All of our servers at my university run VMs, being cheap FTW.
I dunno that I'd call it being cheap. More like being reasonable.
One thing is that ESX itself is expensive. They could be using HyperV, which is cheaper by most accounts.
I dunno, since migrating half of my work environment to virtual, I'd have to say the difference to the end user is minimal, while the management difference has improved a great deal.
Thing is, at any given time, one dept has a need for this, that, or the other. So you produce a quote to purchase a physical server, buy it at about 10k or more in some cases, and then get to work on installing whatever app they've purchased. Then, 3 months later, they find out that the software doesn't do what they want it to or thought that it would do.
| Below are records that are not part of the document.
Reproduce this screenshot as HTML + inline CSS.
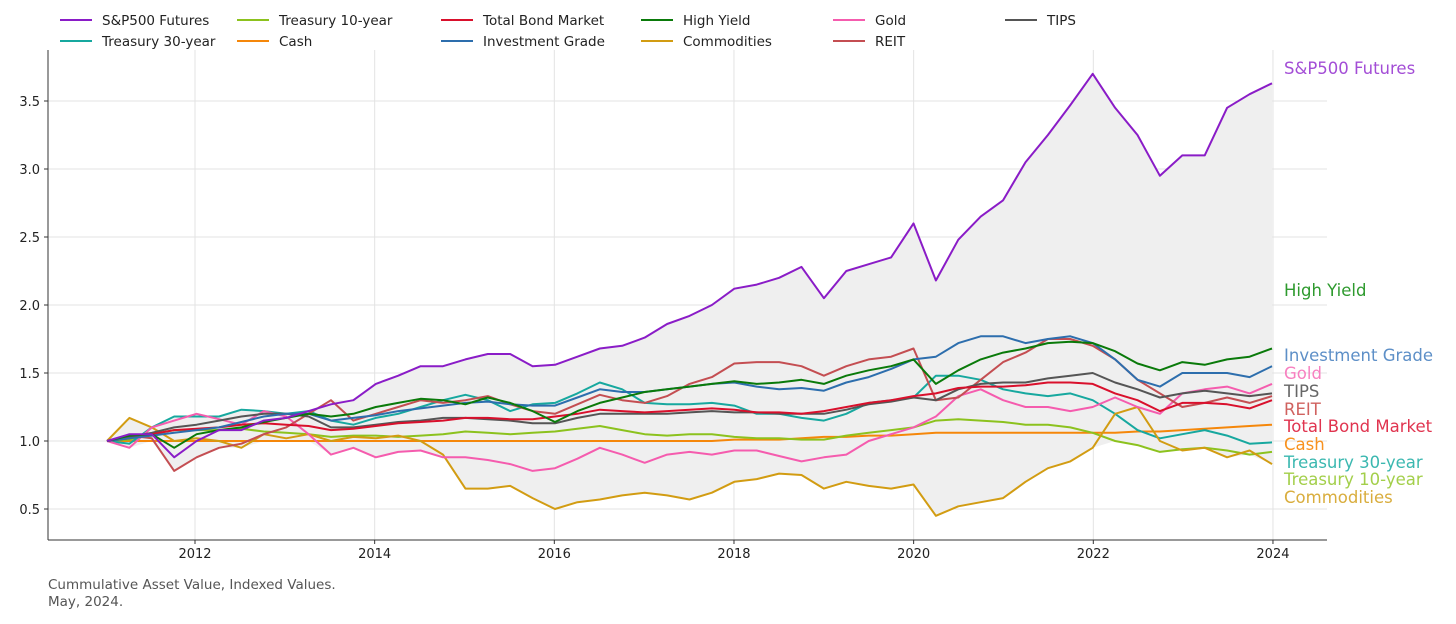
<!DOCTYPE html>
<html><head><meta charset="utf-8"><style>
body{margin:0;background:#fff;font-family:"DejaVu Sans","Liberation Sans",sans-serif;}
svg{display:block;font-family:"DejaVu Sans","Liberation Sans",sans-serif;}
</style></head><body>
<svg id="chart" width="1456" height="624"></svg>
<script>
const years = [2012,2014,2016,2018,2020,2022,2024];
const yTicks = [0.5,1.0,1.5,2.0,2.5,3.0,3.5];
const seriesNames = ["S&P500 Futures","Treasury 30-year","Treasury 10-year","Cash","Total Bond Market","Investment Grade","High Yield","Commodities","Gold","REIT","TIPS"];
const sp500 = [1.0,1.05,1.05,0.88,1.0,1.08,1.08,1.15,1.17,1.22,1.27,1.3,1.42,1.48,1.55,1.55,1.6,1.64,1.64,1.55,1.56,1.62,1.68,1.7,1.76,1.86,1.92,2.0,2.12,2.15,2.2,2.28,2.05,2.25,2.3,2.35,2.6,2.18,2.48,2.65,2.77,3.05,3.25,3.47,3.7,3.45,3.25,2.95,3.1,3.1,3.45,3.55,3.63];
const treas30 = [1.0,0.98,1.1,1.18,1.18,1.18,1.23,1.22,1.2,1.22,1.15,1.12,1.17,1.2,1.25,1.3,1.34,1.3,1.22,1.27,1.28,1.35,1.43,1.38,1.28,1.27,1.27,1.28,1.26,1.2,1.2,1.17,1.15,1.2,1.28,1.3,1.32,1.48,1.48,1.45,1.38,1.35,1.33,1.35,1.3,1.2,1.08,1.02,1.05,1.08,1.04,0.98,0.99];
const treas10 = [1.0,1.01,1.05,1.08,1.08,1.08,1.09,1.07,1.06,1.05,1.03,1.04,1.04,1.03,1.04,1.05,1.07,1.06,1.05,1.06,1.07,1.09,1.11,1.08,1.05,1.04,1.05,1.05,1.03,1.02,1.02,1.01,1.01,1.04,1.06,1.08,1.1,1.15,1.16,1.15,1.14,1.12,1.12,1.1,1.06,1.0,0.97,0.92,0.94,0.95,0.93,0.9,0.92];
const cash = [1.0,1.0,1.0,1.0,1.0,1.0,1.0,1.0,1.0,1.0,1.0,1.0,1.0,1.0,1.0,1.0,1.0,1.0,1.0,1.0,1.0,1.0,1.0,1.0,1.0,1.0,1.0,1.0,1.01,1.01,1.01,1.02,1.03,1.03,1.04,1.04,1.05,1.06,1.06,1.06,1.06,1.06,1.06,1.06,1.06,1.06,1.07,1.07,1.08,1.09,1.1,1.11,1.12];
const totalBond = [1.0,1.02,1.05,1.08,1.09,1.1,1.12,1.13,1.12,1.11,1.08,1.09,1.11,1.13,1.14,1.15,1.17,1.17,1.16,1.16,1.18,1.2,1.23,1.22,1.21,1.22,1.23,1.24,1.23,1.21,1.21,1.2,1.22,1.25,1.28,1.3,1.33,1.35,1.39,1.4,1.4,1.41,1.43,1.43,1.42,1.35,1.3,1.22,1.28,1.28,1.27,1.24,1.3];
const invGrade = [1.0,1.02,1.04,1.06,1.08,1.1,1.14,1.18,1.2,1.2,1.15,1.17,1.19,1.22,1.24,1.26,1.28,1.29,1.27,1.26,1.26,1.32,1.38,1.36,1.36,1.38,1.4,1.42,1.43,1.4,1.38,1.39,1.37,1.43,1.47,1.53,1.6,1.62,1.72,1.77,1.77,1.72,1.75,1.77,1.72,1.6,1.45,1.4,1.5,1.5,1.5,1.47,1.55];
const highYield = [1.0,1.04,1.05,0.95,1.05,1.08,1.1,1.14,1.17,1.2,1.18,1.2,1.25,1.28,1.31,1.3,1.27,1.32,1.28,1.22,1.14,1.22,1.28,1.32,1.36,1.38,1.4,1.42,1.44,1.42,1.43,1.45,1.42,1.48,1.52,1.55,1.6,1.42,1.52,1.6,1.65,1.68,1.72,1.73,1.72,1.66,1.57,1.52,1.58,1.56,1.6,1.62,1.68];
const commodities = [1.0,1.17,1.1,1.0,1.02,1.0,0.95,1.05,1.02,1.05,1.0,1.03,1.02,1.04,1.0,0.9,0.65,0.65,0.67,0.58,0.5,0.55,0.57,0.6,0.62,0.6,0.57,0.62,0.7,0.72,0.76,0.75,0.65,0.7,0.67,0.65,0.68,0.45,0.52,0.55,0.58,0.7,0.8,0.85,0.95,1.2,1.25,1.0,0.93,0.95,0.88,0.93,0.83];
const gold = [1.0,0.95,1.1,1.15,1.2,1.16,1.12,1.22,1.18,1.05,0.9,0.95,0.88,0.92,0.93,0.88,0.88,0.86,0.83,0.78,0.8,0.87,0.95,0.9,0.84,0.9,0.92,0.9,0.93,0.93,0.89,0.85,0.88,0.9,1.0,1.05,1.1,1.18,1.33,1.38,1.3,1.25,1.25,1.22,1.25,1.32,1.25,1.2,1.35,1.38,1.4,1.35,1.42];
const reit = [1.0,1.04,1.02,0.78,0.88,0.95,0.98,1.05,1.1,1.2,1.3,1.15,1.2,1.25,1.3,1.28,1.3,1.33,1.27,1.22,1.2,1.27,1.34,1.3,1.28,1.33,1.42,1.47,1.57,1.58,1.58,1.55,1.48,1.55,1.6,1.62,1.68,1.3,1.32,1.45,1.58,1.65,1.75,1.75,1.7,1.6,1.45,1.35,1.25,1.28,1.32,1.28,1.33];
const tips = [1.0,1.03,1.06,1.1,1.12,1.15,1.18,1.2,1.2,1.18,1.1,1.1,1.12,1.14,1.15,1.17,1.17,1.16,1.15,1.13,1.13,1.17,1.2,1.2,1.2,1.2,1.21,1.22,1.21,1.21,1.2,1.2,1.2,1.23,1.27,1.29,1.32,1.3,1.38,1.42,1.43,1.43,1.46,1.48,1.5,1.43,1.38,1.32,1.35,1.37,1.35,1.33,1.35];

const NS="http://www.w3.org/2000/svg";
const svg=document.getElementById('chart');
const X0=48,X1=1327,Y0=50,Y1=540;
const STEP=0.2494;
function xs(t){return 195+(t-2012)*89.83;}
function ys(v){return 441-(v-1)*136;}
function mk(tag,attrs,parent){const e=document.createElementNS(NS,tag);for(const k in attrs)e.setAttribute(k,attrs[k]);(parent||svg).appendChild(e);return e;}
const dates=sp500.map((_,i)=>2011.02+i*STEP);
const all=[sp500,treas30,treas10,cash,totalBond,invGrade,highYield,commodities,gold,reit,tips];
const colors=["#8a1cc7","#17a89f","#8cc21e","#f5870a","#d9102c","#2d6ead","#0a7a0a","#d29c12","#f55cae","#c44e52","#555555"];
const labelColors=["#a34dd6","#3bb8b0","#a3cf4a","#f8921f","#e0344f","#5d8fc7","#2e9a2e","#d9ad3d","#f780c0","#d0625f","#666666"];

const grid=mk('g',{});


yTicks.forEach(v=>{
  const l=mk('line',{x1:X0,x2:X1,y1:ys(v),y2:ys(v),stroke:"#e3e3e3","stroke-width":1},grid);
  
  
});
years.forEach(y=>{
  const l=mk('line',{x1:xs(y),x2:xs(y),y1:Y0,y2:Y1,stroke:"#e3e3e3","stroke-width":1},grid);
  
  
});
const topPts=[],botPts=[];
dates.forEach((d,i)=>{
  const vals=all.map(s=>s[i]).filter(v=>typeof v==="number");
  topPts.push(xs(d).toFixed(1)+","+ys(Math.max(...vals)).toFixed(1));
  botPts.push(xs(d).toFixed(1)+","+ys(Math.min(...vals)).toFixed(1));
});
const band=mk('polygon',{points:topPts.concat(botPts.slice().reverse()).join(" "),fill:"#efefef"});


const order=[3,2,1,7,8,9,10,4,5,6,0];
order.forEach(k=>{
  const pts=all[k].map((v,i)=>xs(dates[i]).toFixed(1)+","+ys(v).toFixed(1)).join(" ");
  const p=mk('polyline',{points:pts,fill:"none",stroke:colors[k],"stroke-width":2,"stroke-linejoin":"round"});
  
  
});
const ax=mk('g',{});


mk('line',{x1:X0,x2:X0,y1:Y0,y2:Y1,stroke:"#333","stroke-width":1},ax);
mk('line',{x1:X0,x2:X1,y1:Y1,y2:Y1,stroke:"#333","stroke-width":1},ax);
yTicks.forEach(v=>{
  mk('line',{x1:X0-4,x2:X0,y1:ys(v),y2:ys(v),stroke:"#333"},ax);
  const t=mk('text',{x:X0-8,y:ys(v)+5,"text-anchor":"end","font-size":13,fill:"#222"},ax);
  t.textContent=v.toFixed(1);
  
  
});
years.forEach(y=>{
  mk('line',{x1:xs(y),x2:xs(y),y1:Y1,y2:Y1+4,stroke:"#333"},ax);
  const t=mk('text',{x:xs(y),y:Y1+18,"text-anchor":"middle","font-size":13,fill:"#222"},ax);
  t.textContent=y;
  
  
});
const labelY=[68,462,479,444,426,355,290,497,373,409,391];
seriesNames.forEach((n,k)=>{
  const t=mk('text',{x:1284,y:labelY[k]+6,"font-size":16.5,fill:labelColors[k]});
  t.textContent=n;
  
  
});
const legPos=[[0,0],[0,1],[1,0],[1,1],[2,0],[2,1],[3,0],[3,1],[4,0],[4,1],[5,0]];
const colX=[60,237,441,641,833,1005];
const lg=mk('g',{});


seriesNames.forEach((n,k)=>{
  const c=legPos[k][0],r=legPos[k][1];
  const g=mk('g',{},lg);
  
  
  const y=20+r*21;
  mk('line',{x1:colX[c],x2:colX[c]+32,y1:y,y2:y,stroke:colors[k],"stroke-width":2},g);
  const t=mk('text',{x:colX[c]+42,y:y+5,"font-size":13.5,fill:"#222"},g);
  t.textContent=n;
});
const c1=mk('text',{x:48,y:589,"font-size":13.5,fill:"#555"});
c1.textContent="Cummulative Asset Value, Indexed Values.";


const c2=mk('text',{x:48,y:606,"font-size":13.5,fill:"#555"});
c2.textContent="May, 2024.";


</script>
</body></html>
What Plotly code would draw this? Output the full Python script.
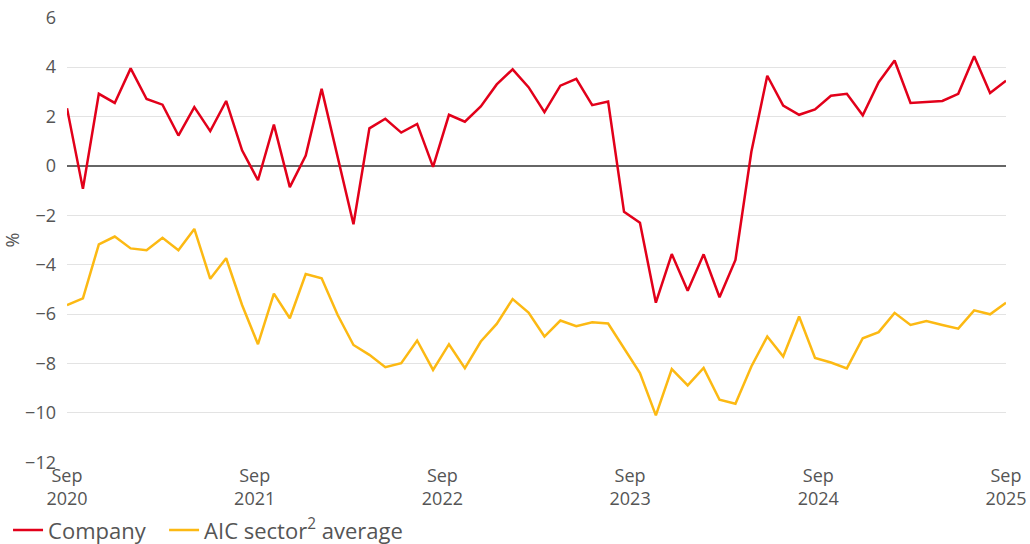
import pandas as pd
import plotly.graph_objects as go

# monthly readings, Sep 2020 -> Sep 2025 (60 evenly spaced points)
dates = pd.date_range("2020-09-01", "2025-09-01", periods=60)

company = [
    2.34, -0.93, 2.92, 2.55, 3.95, 2.71, 2.48, 1.23, 2.38, 1.41,
    2.63, 0.63, -0.58, 1.67, -0.86, 0.42, 3.12, 0.40, -2.36, 1.52,
    1.91, 1.35, 1.70, -0.04, 2.07, 1.79, 2.41, 3.30, 3.91, 3.19,
    2.18, 3.25, 3.53, 2.46, 2.61, -1.86, -2.30, -5.54, -3.57, -5.05,
    -3.58, -5.32, -3.81, 0.57, 3.65, 2.44, 2.07, 2.29, 2.84, 2.92,
    2.05, 3.39, 4.27, 2.55, 2.60, 2.63, 2.92, 4.44, 2.95, 3.45,
]

sector_avg = [
    -5.64, -5.36, -3.18, -2.86, -3.34, -3.41, -2.91, -3.41, -2.55, -4.57,
    -3.74, -5.63, -7.22, -5.17, -6.17, -4.38, -4.55, -6.03, -7.25, -7.65,
    -8.15, -7.99, -7.07, -8.26, -7.22, -8.19, -7.11, -6.40, -5.39, -5.94,
    -6.91, -6.26, -6.49, -6.33, -6.38, -7.38, -8.39, -10.10, -8.23, -8.89,
    -8.18, -9.47, -9.63, -8.12, -6.91, -7.72, -6.10, -7.78, -7.96, -8.20,
    -6.98, -6.73, -5.95, -6.44, -6.28, -6.44, -6.59, -5.85, -6.01, -5.54,
]

series_names = ["Company", "AIC sector<sup>2</sup> average"]
series_colors = ["#e2001a", "#fcb913"]

fig = go.Figure()
for i, (name, vals, col) in enumerate(zip(series_names, [company, sector_avg], series_colors)):
    fig.add_trace(go.Scatter(x=dates, y=vals, name=name, mode="lines",
                             line=dict(color=col, width=2.5), showlegend=True,
                             legend="legend" if i == 0 else "legend2"))

# two single-entry legends so the second item can be placed freely
leg = dict(orientation="h", xref="container", yref="container",
           y=0.064, xanchor="left", yanchor="top", itemwidth=30,
           font=dict(size=22, color="#555555"))
fig.update_layout(
    width=1030, height=544,
    margin=dict(l=67, r=24, t=17, b=81),
    paper_bgcolor="white", plot_bgcolor="white",
    font=dict(family="Open Sans", size=18, color="#555555"),
    showlegend=True,
    legend=dict(leg, x=0.0078),
    legend2=dict(leg, x=0.1593),
)
fig.update_xaxes(
    type="date", range=["2020-09-01", "2025-09-01"],
    tickformat="%b<br>%Y", dtick="M12", tick0="2020-09-01",
    showgrid=False, showline=False, zeroline=False, ticks="",
    automargin=False, ticklabelstandoff=0, ticklabeloverflow="allow",
)
fig.update_yaxes(
    range=[-12.03, 6.03], dtick=2, tick0=0, tickformat="d",
    title=dict(text="%", standoff=3, font=dict(size=18)),
    gridcolor="#e3e3e3", gridwidth=1,
    zeroline=True, zerolinecolor="#666666", zerolinewidth=1.5,
    ticks="", showline=False, automargin=False, ticklabelstandoff=10,
    ticklabeloverflow="allow",
)

# drop the default 8px body margin so the figure sits at the window's corner
fig.write_html("out.html", config={"displayModeBar": False},
               post_script="document.body.style.margin='0';")
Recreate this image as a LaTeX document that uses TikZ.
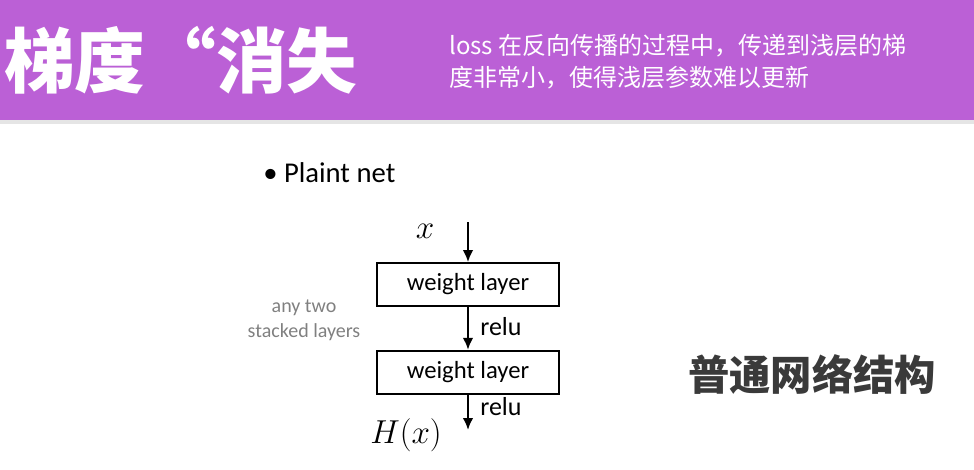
\documentclass[tikz,border=0pt]{standalone}
\usepackage{fontspec}
\setmainfont{Carlito}
\newfontfamily\cjk{Noto Sans CJK SC}
\usetikzlibrary{arrows.meta, positioning}
\definecolor{headpurple}{RGB}{187,96,214}
\definecolor{darktext}{RGB}{58,58,58}
\definecolor{notegray}{RGB}{128,128,128}

\begin{document}
\begin{tikzpicture}[x=0.75pt, y=-0.75pt,
  layerbox/.style={draw, line width=1.5pt, minimum width=137pt, minimum height=32pt, inner sep=0pt, font=\fontsize{18.5}{21}\selectfont},
  flow/.style={-{Latex[length=9pt,width=8pt]}, line width=1.7pt},
  lbl/.style={inner sep=0pt, font=\fontsize{19.5}{22}\selectfont},
  subline/.style={anchor=base west, inner sep=0pt, text=white, font=\cjk\fontsize{18}{23}\selectfont}]
  \useasboundingbox (0,0) rectangle (974,469);
  % header band
  \fill[headpurple] (0,0) rectangle (974,120);
  \fill[black!10] (0,120) rectangle (974,124);
  \node[anchor=base west, inner sep=0pt, text=white, font=\cjk\bfseries\fontsize{53}{60}\selectfont] (title) at (4,87) {梯度“消失};
  \node[subline] (subA) at (449,54) {loss 在反向传播的过程中，传递到浅层的梯};
  \node[subline] (subB) at (449,86) {度非常小，使得浅层参数难以更新};
  % plain net
  \node[anchor=base west, inner sep=0pt, font=\fontsize{21.5}{24}\selectfont] (plain) at (263,182) {\textbullet~Plaint net};
  \node[layerbox] (wl1) at (468,284.5) {weight layer};
  \node[layerbox, below=32.25pt of wl1] (wl2) {weight layer};
  \coordinate (xin) at (468,222);
  \coordinate (hout) at (468,430);
  \draw[flow] (xin) -- (wl1);
  \draw[flow] (wl1) -- (wl2);
  \draw[flow] (wl2) -- (hout);
  \node[lbl, anchor=west] (relu1) at (480,327) {relu};
  \node[lbl, anchor=west] (relu2) at (480,407) {relu};
  \node[inner sep=0pt, font=\fontsize{24}{26}\selectfont] (xlab) at (425,231) {$x$};
  \node[inner sep=0pt, font=\fontsize{23}{26}\selectfont] (hlab) at (406,435) {$H(x)$};
  \node[align=center, inner sep=0pt, text=notegray, font=\fontsize{15}{19}\selectfont] (note) at (304,320) {any two\\stacked layers};
  % right label
  \node[inner sep=0pt, text=darktext, font=\cjk\bfseries\fontsize{31}{36}\selectfont] (plainlabel) at (812,375) {普通网络结构};
\end{tikzpicture}
\end{document}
So now you're stuck with a 10k dollar server that most IT managers would shy away from re-purposing for something else due to life cycle management and those types of things.
With a VM, you already have your hardware. And you can simply make a backup of it and remove it from production if they ever decide to revisit it. VMs make life very, very easy. And by most accounts, the performance is 95% of the original hardware's performance so long as you don't over utilize the server.
And, in my environment, when you have a dual hex-core server with 64gb of RAM running 15 or so VMs at about 2-4GB a pop, performance tends to be very little of an issue as most of those VMs consume very few CPU cycles.